**Task to complete:**
In the listing that follows, retype every line from the first through the one containing "ys = alt.Scale(domain=[-100, 600], nice=False, zero=False)". Pictures are to be left out.
──────
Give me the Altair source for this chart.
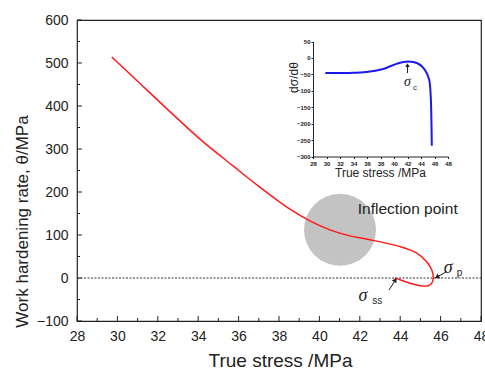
import altair as alt
import pandas as pd

# Main curve: work hardening rate vs true stress
red_x = [29.72, 30.79, 32.44, 34.09, 35.74, 37.03, 38.54, 39.53, 40.52, 41.51, 42.5, 43.99,
         44.82, 45.31, 45.56, 45.64, 45.56, 45.39, 44.98, 44.49, 43.99, 43.74]
red_y = [514, 467, 394, 323, 260, 212, 160, 133, 112, 98, 89, 73,
         58, 38, 19, 0, -12, -18, -18, -12, -4, 0]

# Inset curve: dσ/dθ vs true stress
blue_x = [29.82, 33.5, 35.9, 38.4, 40.36, 42.07, 43.56, 44.55, 45.2, 45.44, 45.55, 45.6]
blue_y = [-45.6, -45.6, -43, -33.5, -18, -11, -17, -35.6, -66, -117, -198, -267]

x_major = [28, 30, 32, 34, 36, 38, 40, 42, 44, 46, 48]
x_minor = [29, 31, 33, 35, 37, 39, 41, 43, 45, 47]
y_major = [-100, 0, 100, 200, 300, 400, 500, 600]
y_minor = [-50, 50, 150, 250, 350, 450, 550]

circle_x = [41.02]
circle_y = [112]

FONT = "Liberation Sans"
SERIF = "Liberation Serif"
W, H = 404, 301

red_df = pd.DataFrame({"x": red_x, "y": red_y, "i": list(range(len(red_x)))})
blue_df = pd.DataFrame({"x": blue_x, "y": blue_y, "i": list(range(len(blue_x)))})

xs = alt.Scale(domain=[28, 48], nice=False, zero=False)
ys = alt.Scale(domain=[-100, 600], nice=False, zero=False)

X = alt.X("x:Q", scale=xs, axis=alt.Axis(
    values=x_major, ticks=False, grid=False, domain=False, labelFont=FONT, labelFontSize=14,
    labelColor="#222", labelPadding=8, title="True stress /MPa", titleFont=FONT,
    titleFontSize=19, titleFontWeight="normal", titleColor="#222",
    titleX=203, titleY=45, titleBaseline="alphabetic", labelFlush=False))
Y = alt.Y("y:Q", scale=ys, axis=alt.Axis(
    values=y_major, ticks=False, grid=False, domain=False, labelFont=FONT, labelFontSize=14,
    labelColor="#222", labelPadding=9, title="Work hardening rate, θ/MPa", titleFont=FONT,
    titleFontSize=17, titleFontWeight="normal", titleColor="#222",
    titleX=-55, titleY=201, titleBaseline="middle", titleAlign="center", titleAngle=-90,
    labelFlush=False))

circle = alt.Chart(pd.DataFrame({"x": circle_x, "y": circle_y})).mark_point(
    shape="circle", filled=True, size=5184, color="#c3c3c3", opacity=1
).encode(x=X, y=Y)

zero = alt.Chart(pd.DataFrame({"x": [28], "x2": [48], "y": [0]})).mark_rule(
    color="#333", strokeDash=[2, 1.5], strokeWidth=1
).encode(x=alt.X("x:Q", scale=xs), x2="x2:Q", y=alt.Y("y:Q", scale=ys))

red = alt.Chart(red_df).mark_line(color="#ff1a1a", strokeWidth=1.5, interpolate="catmull-rom").encode(
    x=alt.X("x:Q", scale=xs), y=alt.Y("y:Q", scale=ys), order="i:Q")

xt_major = alt.Chart(pd.DataFrame({"x": x_major})).mark_rule(color="#222").encode(
    x=alt.X("x:Q", scale=xs), y=alt.value(H), y2=alt.value(H - 5))
xt_minor = alt.Chart(pd.DataFrame({"x": x_minor})).mark_rule(color="#222").encode(
    x=alt.X("x:Q", scale=xs), y=alt.value(H), y2=alt.value(H - 3))
yt_major = alt.Chart(pd.DataFrame({"y": y_major})).mark_rule(color="#222").encode(
    y=alt.Y("y:Q", scale=ys), x=alt.value(0), x2=alt.value(5))
yt_minor = alt.Chart(pd.DataFrame({"y": y_minor})).mark_rule(color="#222").encode(
    y=alt.Y("y:Q", scale=ys), x=alt.value(0), x2=alt.value(3))

labels_df = pd.DataFrame({
    "x": [41.9, 46.37, 42.16],
    "y": [150, 23.6, -41.8],
    "t": ["Inflection point", "σ", "σ"],
})
infl = alt.Chart(labels_df.iloc[[0]]).mark_text(
    font=FONT, fontSize=15.5, align="left", baseline="alphabetic", color="#222"
).encode(x=alt.X("x:Q", scale=xs), y=alt.Y("y:Q", scale=ys), text="t:N")
sig = alt.Chart(labels_df.iloc[[1, 2]]).mark_text(
    font=SERIF, fontSize=18, fontStyle="italic", align="center", baseline="middle", color="#222"
).encode(x=alt.X("x:Q", scale=xs), y=alt.Y("y:Q", scale=ys), text="t:N")
sub_df = pd.DataFrame({"x": [46.8, 42.62], "y": [11.5, -53.4], "t": ["p", "ss"]})
sub = alt.Chart(sub_df).mark_text(
    font=FONT, fontSize=10, align="left", baseline="middle", color="#222"
).encode(x=alt.X("x:Q", scale=xs), y=alt.Y("y:Q", scale=ys), text="t:N")

arrows_df = pd.DataFrame({
    "x": [46.3, 43.45], "y": [15, -28], "x2": [45.85, 43.74], "y2": [3, -6], "ang": [241, 32]})
arr_line = alt.Chart(arrows_df).mark_rule(color="#222", strokeWidth=1).encode(
    x=alt.X("x:Q", scale=xs), y=alt.Y("y:Q", scale=ys), x2="x2:Q", y2="y2:Q")
arr_head = alt.Chart(arrows_df).mark_point(shape="triangle", filled=True, size=30, color="#222", opacity=1).encode(
    x=alt.X("x2:Q", scale=xs), y=alt.Y("y2:Q", scale=ys), angle=alt.Angle("ang:Q", scale=None))

main = alt.layer(circle, zero, red, xt_major, xt_minor, yt_major, yt_minor,
                 infl, sig, sub, arr_line, arr_head).encode(x=X, y=Y)

# Inset
ixs = alt.Scale(domain=[28, 48], nice=False, zero=False, range=[236, 371])
iys = alt.Scale(domain=[-300, 50], nice=False, zero=False, range=[136.5, 21.5])
IX = alt.X("x:Q", scale=ixs, axis=alt.Axis(
    orient="bottom", offset=-164.5, values=x_major, grid=False, tickSize=2, domainColor="#222",
    tickColor="#222", labelFont=FONT, labelFontSize=6, labelFontWeight="bold", labelPadding=2,
    labelColor="#222", title="True stress /MPa", titleFont=FONT, titleFontSize=12,
    titleFontWeight="normal", titleColor="#222", titleX=303, titleY=11, labelFlush=False))
IY = alt.Y("y:Q", scale=iys, axis=alt.Axis(
    orient="left", offset=-236, values=[-300, -250, -200, -150, -100, -50, 0, 50], grid=False,
    tickSize=2, domainColor="#222", tickColor="#222", labelFont=FONT, labelFontSize=6,
    labelFontWeight="bold", labelPadding=1, labelColor="#222", title="dσ/dθ", titleFont=FONT,
    titleFontSize=12, titleFontWeight="normal", titleColor="#222", titleX=-20, titleY=57,
    titleAngle=-90, titleBaseline="middle", titleAlign="center", labelFlush=False))

blue = alt.Chart(blue_df).mark_line(color="#1a1aee", strokeWidth=2, interpolate="catmull-rom").encode(
    x=IX, y=IY, order="i:Q")
ic_df = pd.DataFrame({"x": [42.0], "y": [-74.0], "t": ["σ"]})
isig = alt.Chart(ic_df).mark_text(
    font=SERIF, fontSize=14, fontStyle="italic", align="center", baseline="middle", color="#222"
).encode(x=alt.X("x:Q", scale=ixs), y=alt.Y("y:Q", scale=iys), text="t:N")
isub = alt.Chart(pd.DataFrame({"x": [42.8], "y": [-93.0], "t": ["c"]})).mark_text(
    font=FONT, fontSize=8, align="left", baseline="middle", color="#222"
).encode(x=alt.X("x:Q", scale=ixs), y=alt.Y("y:Q", scale=iys), text="t:N")
iarr_df = pd.DataFrame({"x": [42.0], "y": [-46.0], "y2": [-22.0]})
iarr_line = alt.Chart(iarr_df).mark_rule(color="#222", strokeWidth=1).encode(
    x=alt.X("x:Q", scale=ixs), y=alt.Y("y:Q", scale=iys), y2="y2:Q")
iarr_head = alt.Chart(iarr_df).mark_point(shape="triangle-up", filled=True, size=20, color="#222", opacity=1).encode(
    x=alt.X("x:Q", scale=ixs), y=alt.Y("y2:Q", scale=iys))

inset = alt.layer(blue, isig, isub, iarr_line, iarr_head).encode(x=IX, y=IY)

chart = alt.layer(main, inset).resolve_scale(x="independent", y="independent").properties(
    width=W, height=H,
    autosize=alt.AutoSizeParams(type="none"),
    padding={"left": 77, "top": 20, "right": 4, "bottom": 49},
).configure_view(stroke="#222", strokeWidth=1.2)

chart.save("out.html", embed_options={"renderer": "svg", "actions": False})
──────
**Task solution:**
Give me the Altair source for this chart.
import altair as alt
import pandas as pd

# Main curve: work hardening rate vs true stress
red_x = [29.72, 30.79, 32.44, 34.09, 35.74, 37.03, 38.54, 39.53, 40.52, 41.51, 42.5, 43.99,
         44.82, 45.31, 45.56, 45.64, 45.56, 45.39, 44.98, 44.49, 43.99, 43.74]
red_y = [514, 467, 394, 323, 260, 212, 160, 133, 112, 98, 89, 73,
         58, 38, 19, 0, -12, -18, -18, -12, -4, 0]

# Inset curve: dσ/dθ vs true stress
blue_x = [29.82, 33.5, 35.9, 38.4, 40.36, 42.07, 43.56, 44.55, 45.2, 45.44, 45.55, 45.6]
blue_y = [-45.6, -45.6, -43, -33.5, -18, -11, -17, -35.6, -66, -117, -198, -267]

x_major = [28, 30, 32, 34, 36, 38, 40, 42, 44, 46, 48]
x_minor = [29, 31, 33, 35, 37, 39, 41, 43, 45, 47]
y_major = [-100, 0, 100, 200, 300, 400, 500, 600]
y_minor = [-50, 50, 150, 250, 350, 450, 550]

circle_x = [41.02]
circle_y = [112]

FONT = "Liberation Sans"
SERIF = "Liberation Serif"
W, H = 404, 301

red_df = pd.DataFrame({"x": red_x, "y": red_y, "i": list(range(len(red_x)))})
blue_df = pd.DataFrame({"x": blue_x, "y": blue_y, "i": list(range(len(blue_x)))})

xs = alt.Scale(domain=[28, 48], nice=False, zero=False)
ys = alt.Scale(domain=[-100, 600], nice=False, zero=False)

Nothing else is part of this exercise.